In Chronology

Written by Stephen Cox

hen Jesus taught his disciples to pray he began with a simple request. After addressing God as Father, he taught his followers to pray, “hallowed be your name”. Because “hallowed” is not a very common word in our culture today we perhaps don’t give this opening request of the Lord’s Prayer the attention that it deserves. But this opening line could not be more important… and more relevant.

 

The first step is to answer the question: Is this a statement of praise, or a request? You could be mistaken for thinking that it’s a statement of adoration and praise, “hallowed be your name” being equivalent to “you are holy and worthy.” But notice: it’s not, “hallowed is your name,” but “hallowed be your name.” This is a request.

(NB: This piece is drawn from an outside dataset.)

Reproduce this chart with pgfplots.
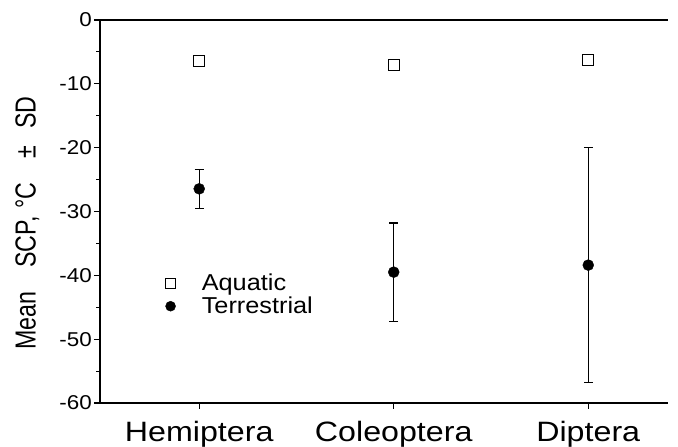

It’s asking God to do something. The Lord’s Prayer is a series of petitions, and this is the first one. Jesus is telling us to pray, “May your name be hallowed.”

 

To “hallow” means to make holy, to set apart, to establish as different from all the rest. So to ask for the hallowing of God’s name is nothing short of asking God to set apart His name in all the world. It’s asking Him to make His name known throughout all creation, to display His fame and glory to all the nations. It’s a prayer that aligns with God’s greatest plan and purpose – to spread His fame, reputation and glory throughout all the earth, that people everywhere might know His name.

 

In the Old Testament the words “glory” and “name” are almost interchangeable: knowing God’s name is knowing what makes Him glorious. We see this in Exodus, when God agrees to a request from Moses in order to show him his glory. To show that glory, God tells Moses his name. (Exodus 34:5-7). 

 

 

Throughout the rest of the Old Testament, God works to make his name known. Everything God does is “for the sake of my holy name” (Ezekiel 36:22). So when we pray, “hallowed be your name” we are praying a missionary prayer that God is only too happy to answer. It is a request that is aligned with His purposes, that everyone, everywhere might know his name and his glory. 

 

But not only is this opening request of the Lord’s Prayer important, it is also profoundly relevant to everyday life. That’s because God wants His name hallowed in your daily life and mine. That is, in praying, “hallowed be your name” what we are praying, in part, is that God might enable and empower us to live every moment of every day to make His name look great. To not damage the reputation of His name by how we live, but to live in such a way as to promote His name and reputation. It is a profoundly relevant and practical prayer.

 

Joining the Prayer

With this first request of the Lord’s Prayer, Jesus invites us to make this our preeminent prayer. What, then, does it look like to integrate this prayer into our lives? Here are three ways.

 

First, we should pray out of a deep awareness that God’s name is honoured far too little. To pray for God’s name to be honoured is to acknowledge that it isn’t. This will only become our prayer when we settle it deep within that not only should God’s name be honoured, but that it often isn’t. We will only pray this when, after surveying the needs around us, we are provoked within at how little God is valued. We always ask for that which we most desire. That this should be our first request implies that it should be our first priority. If this is our great concern, it will become our constant request.

 

Second, we should pray with God’s glory as our highest aim. The honour and esteem of God’s name is to be the great and ultimate goal of all our praying. To pray for God’s name to be honoured is to pray like the apostle Paul, who regularly oriented his requests toward the glory of God (Romans 16:27; Ephesians 3:20-21; Philippians 1:11). The aim of our prayers is not ultimately to be our immediate material and physical comfort but, rather, that God would be held in ever-increasing esteem by an ever-increasing multitude.

 

Third, we should offer requests shaped by this great aim. If the deeper and broader honouring of God’s name is our great desire, then we should pray for things that would result in this end. The back story of God’s promises in Ezekiel helps us greatly at this point; promises of forgiven sins, transformed hearts, and empowered obedience. As more and more people experience these blessings, they will increasingly honour God with their hearts and actions. This request, then, gives an alternative to many of our superficial and self-centered prayers. In their place, we are to pray for these kinds of gospel blessings to spread more deeply and broadly in the world.

 

This first request of the Lord’s Prayer directs our desires, shapes our tone, and realigns our requests. And it shapes not only our personal prayers, but also prayers in our families, small groups, meetings, and other church gatherings. For the honour of God’s name, then, let us pray for the hallowing of his name.